### Work to do
Search the records below for the word "that" and show every line where it occurs.

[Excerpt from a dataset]
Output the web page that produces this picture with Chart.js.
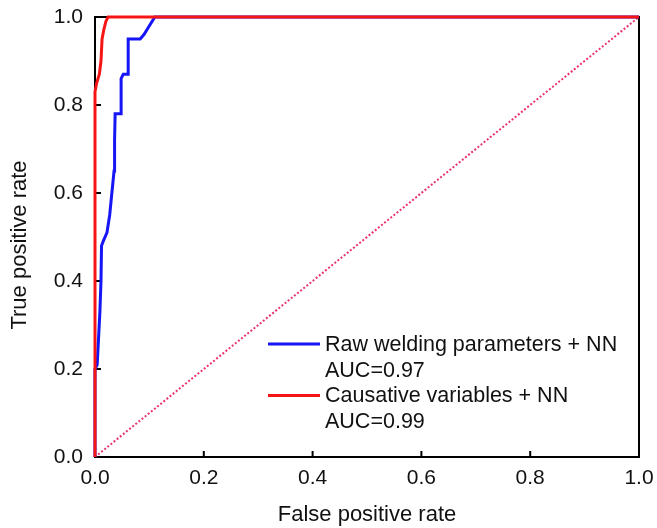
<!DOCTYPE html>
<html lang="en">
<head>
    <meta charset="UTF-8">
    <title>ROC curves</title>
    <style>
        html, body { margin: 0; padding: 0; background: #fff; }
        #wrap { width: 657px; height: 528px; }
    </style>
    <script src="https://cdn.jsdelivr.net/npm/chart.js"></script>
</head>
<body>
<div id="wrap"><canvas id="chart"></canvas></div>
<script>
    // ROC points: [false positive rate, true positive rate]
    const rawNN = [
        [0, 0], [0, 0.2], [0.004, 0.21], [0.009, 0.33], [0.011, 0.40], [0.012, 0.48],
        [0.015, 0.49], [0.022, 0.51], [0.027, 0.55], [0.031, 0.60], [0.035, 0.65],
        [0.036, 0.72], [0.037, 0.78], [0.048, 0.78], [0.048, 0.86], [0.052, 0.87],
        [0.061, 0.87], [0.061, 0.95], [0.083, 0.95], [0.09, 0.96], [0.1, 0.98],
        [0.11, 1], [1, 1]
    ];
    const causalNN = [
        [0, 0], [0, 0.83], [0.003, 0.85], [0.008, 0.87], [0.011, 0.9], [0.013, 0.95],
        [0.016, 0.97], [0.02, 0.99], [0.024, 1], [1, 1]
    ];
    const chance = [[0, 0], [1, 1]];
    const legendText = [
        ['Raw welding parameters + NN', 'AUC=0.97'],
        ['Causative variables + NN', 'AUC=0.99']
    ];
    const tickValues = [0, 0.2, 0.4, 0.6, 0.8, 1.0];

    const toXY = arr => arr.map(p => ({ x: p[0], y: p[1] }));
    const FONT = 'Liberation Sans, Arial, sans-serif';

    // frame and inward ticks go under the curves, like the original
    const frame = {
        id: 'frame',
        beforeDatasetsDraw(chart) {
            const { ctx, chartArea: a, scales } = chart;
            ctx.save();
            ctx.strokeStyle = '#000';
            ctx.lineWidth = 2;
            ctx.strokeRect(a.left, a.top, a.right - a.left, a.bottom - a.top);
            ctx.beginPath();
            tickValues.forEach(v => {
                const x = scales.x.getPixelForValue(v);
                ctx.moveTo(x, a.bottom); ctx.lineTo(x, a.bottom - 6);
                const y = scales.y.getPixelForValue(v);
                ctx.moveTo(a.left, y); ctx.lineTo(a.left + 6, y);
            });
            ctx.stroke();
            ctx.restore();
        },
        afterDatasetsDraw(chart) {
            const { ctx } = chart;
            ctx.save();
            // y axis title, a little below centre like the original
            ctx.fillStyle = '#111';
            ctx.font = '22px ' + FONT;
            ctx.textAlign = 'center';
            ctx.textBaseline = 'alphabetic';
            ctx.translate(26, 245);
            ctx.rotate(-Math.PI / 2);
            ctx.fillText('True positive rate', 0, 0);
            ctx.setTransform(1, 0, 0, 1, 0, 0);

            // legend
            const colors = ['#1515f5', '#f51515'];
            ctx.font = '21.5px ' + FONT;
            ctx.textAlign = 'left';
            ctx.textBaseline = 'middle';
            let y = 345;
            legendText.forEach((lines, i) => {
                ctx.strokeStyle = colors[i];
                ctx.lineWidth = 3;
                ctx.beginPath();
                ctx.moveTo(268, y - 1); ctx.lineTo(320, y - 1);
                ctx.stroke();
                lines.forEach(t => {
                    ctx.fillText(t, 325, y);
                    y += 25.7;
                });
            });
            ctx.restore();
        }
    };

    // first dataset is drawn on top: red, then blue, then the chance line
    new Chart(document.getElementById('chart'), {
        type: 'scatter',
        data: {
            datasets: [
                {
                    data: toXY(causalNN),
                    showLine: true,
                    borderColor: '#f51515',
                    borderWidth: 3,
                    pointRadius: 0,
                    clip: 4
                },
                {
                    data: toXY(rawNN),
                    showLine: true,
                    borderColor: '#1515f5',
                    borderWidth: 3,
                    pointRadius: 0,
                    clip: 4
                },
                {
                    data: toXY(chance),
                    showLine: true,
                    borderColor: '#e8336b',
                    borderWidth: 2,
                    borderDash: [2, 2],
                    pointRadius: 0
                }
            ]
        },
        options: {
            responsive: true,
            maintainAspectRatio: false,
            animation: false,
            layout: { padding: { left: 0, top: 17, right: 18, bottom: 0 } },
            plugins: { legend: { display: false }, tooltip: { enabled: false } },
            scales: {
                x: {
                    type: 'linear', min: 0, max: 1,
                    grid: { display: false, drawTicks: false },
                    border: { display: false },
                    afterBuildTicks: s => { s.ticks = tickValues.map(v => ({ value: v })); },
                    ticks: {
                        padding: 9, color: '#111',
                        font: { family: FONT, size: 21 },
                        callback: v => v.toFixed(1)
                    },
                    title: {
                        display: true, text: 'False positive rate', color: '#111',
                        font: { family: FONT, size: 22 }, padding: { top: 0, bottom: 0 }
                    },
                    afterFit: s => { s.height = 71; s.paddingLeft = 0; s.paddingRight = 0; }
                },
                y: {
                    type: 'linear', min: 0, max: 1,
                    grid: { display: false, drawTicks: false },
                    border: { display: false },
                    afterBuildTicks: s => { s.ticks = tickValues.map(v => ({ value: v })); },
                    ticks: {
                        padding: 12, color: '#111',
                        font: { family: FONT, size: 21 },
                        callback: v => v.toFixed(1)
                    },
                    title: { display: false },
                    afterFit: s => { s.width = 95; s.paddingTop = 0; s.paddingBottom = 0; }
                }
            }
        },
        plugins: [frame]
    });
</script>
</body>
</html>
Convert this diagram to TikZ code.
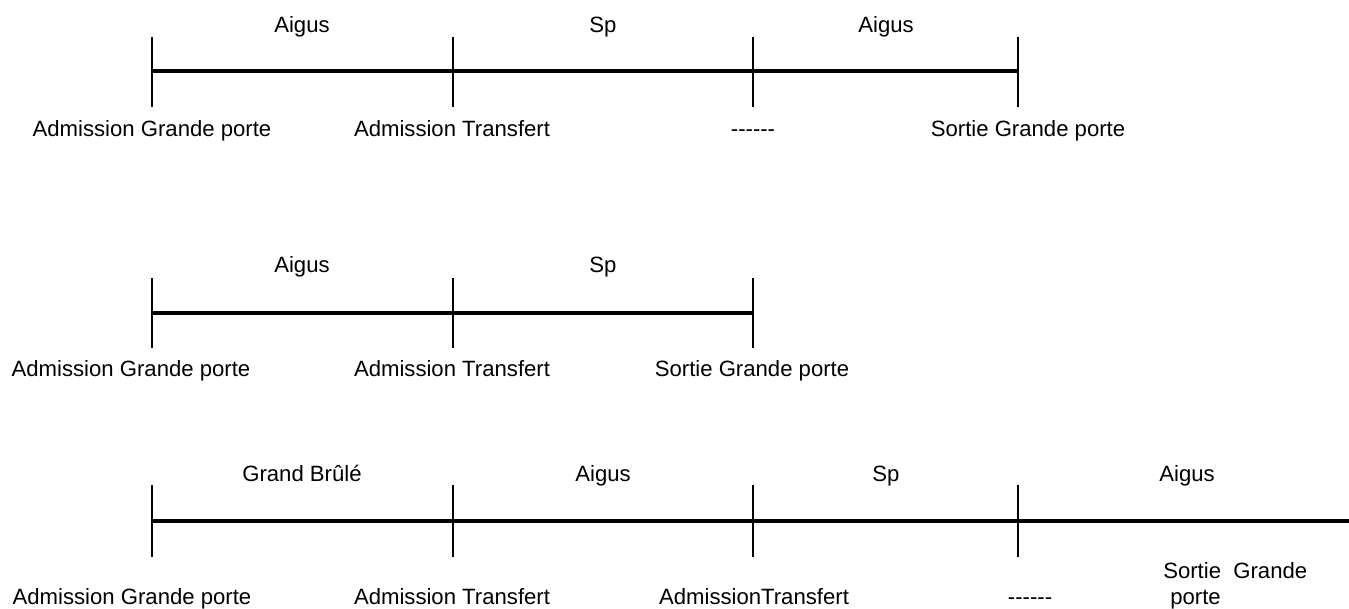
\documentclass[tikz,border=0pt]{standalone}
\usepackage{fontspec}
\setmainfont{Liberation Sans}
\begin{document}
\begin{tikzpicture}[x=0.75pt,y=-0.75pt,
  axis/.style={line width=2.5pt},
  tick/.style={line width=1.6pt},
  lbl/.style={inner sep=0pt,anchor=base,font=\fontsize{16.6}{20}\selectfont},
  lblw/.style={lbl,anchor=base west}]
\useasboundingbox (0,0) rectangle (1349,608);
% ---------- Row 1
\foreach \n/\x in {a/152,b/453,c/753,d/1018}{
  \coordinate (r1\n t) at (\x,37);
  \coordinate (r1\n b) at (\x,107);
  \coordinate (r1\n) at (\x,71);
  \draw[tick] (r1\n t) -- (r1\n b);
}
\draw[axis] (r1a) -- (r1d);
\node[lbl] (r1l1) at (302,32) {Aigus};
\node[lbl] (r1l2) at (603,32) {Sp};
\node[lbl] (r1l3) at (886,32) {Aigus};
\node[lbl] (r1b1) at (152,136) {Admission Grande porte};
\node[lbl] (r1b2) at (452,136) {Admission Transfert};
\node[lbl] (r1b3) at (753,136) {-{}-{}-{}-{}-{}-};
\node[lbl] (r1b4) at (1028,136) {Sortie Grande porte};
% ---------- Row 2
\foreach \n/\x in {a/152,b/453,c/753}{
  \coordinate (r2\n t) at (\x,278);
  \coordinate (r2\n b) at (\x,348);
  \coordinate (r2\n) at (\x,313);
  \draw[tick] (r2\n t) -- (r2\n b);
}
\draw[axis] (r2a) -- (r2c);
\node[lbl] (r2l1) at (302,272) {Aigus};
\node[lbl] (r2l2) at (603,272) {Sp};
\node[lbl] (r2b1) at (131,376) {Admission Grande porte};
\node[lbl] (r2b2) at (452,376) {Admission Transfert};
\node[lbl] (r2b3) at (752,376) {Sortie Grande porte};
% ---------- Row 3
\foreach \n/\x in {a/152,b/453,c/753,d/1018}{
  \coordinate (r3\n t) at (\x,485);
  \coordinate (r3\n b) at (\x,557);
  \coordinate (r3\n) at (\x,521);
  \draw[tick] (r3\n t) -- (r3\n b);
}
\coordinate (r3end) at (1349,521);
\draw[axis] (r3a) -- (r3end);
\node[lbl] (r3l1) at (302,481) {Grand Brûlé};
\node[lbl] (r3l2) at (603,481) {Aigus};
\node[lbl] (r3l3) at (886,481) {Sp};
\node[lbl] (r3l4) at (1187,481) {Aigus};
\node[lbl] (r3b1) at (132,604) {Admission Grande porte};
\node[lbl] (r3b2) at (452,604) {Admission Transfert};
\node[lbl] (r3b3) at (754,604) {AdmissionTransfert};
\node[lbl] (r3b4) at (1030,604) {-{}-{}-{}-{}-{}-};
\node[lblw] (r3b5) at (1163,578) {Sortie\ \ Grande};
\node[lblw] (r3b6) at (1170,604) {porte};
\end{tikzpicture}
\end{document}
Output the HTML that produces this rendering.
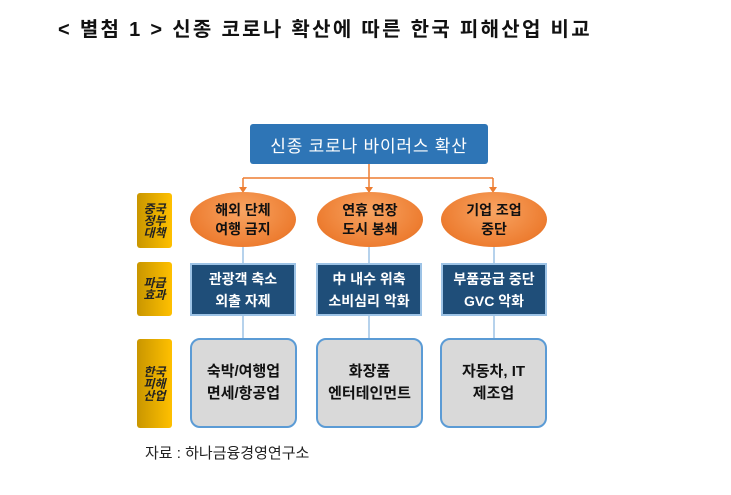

### Solution
Output the web page that produces this picture with Chart.js.
Output the HTML that produces this rendering.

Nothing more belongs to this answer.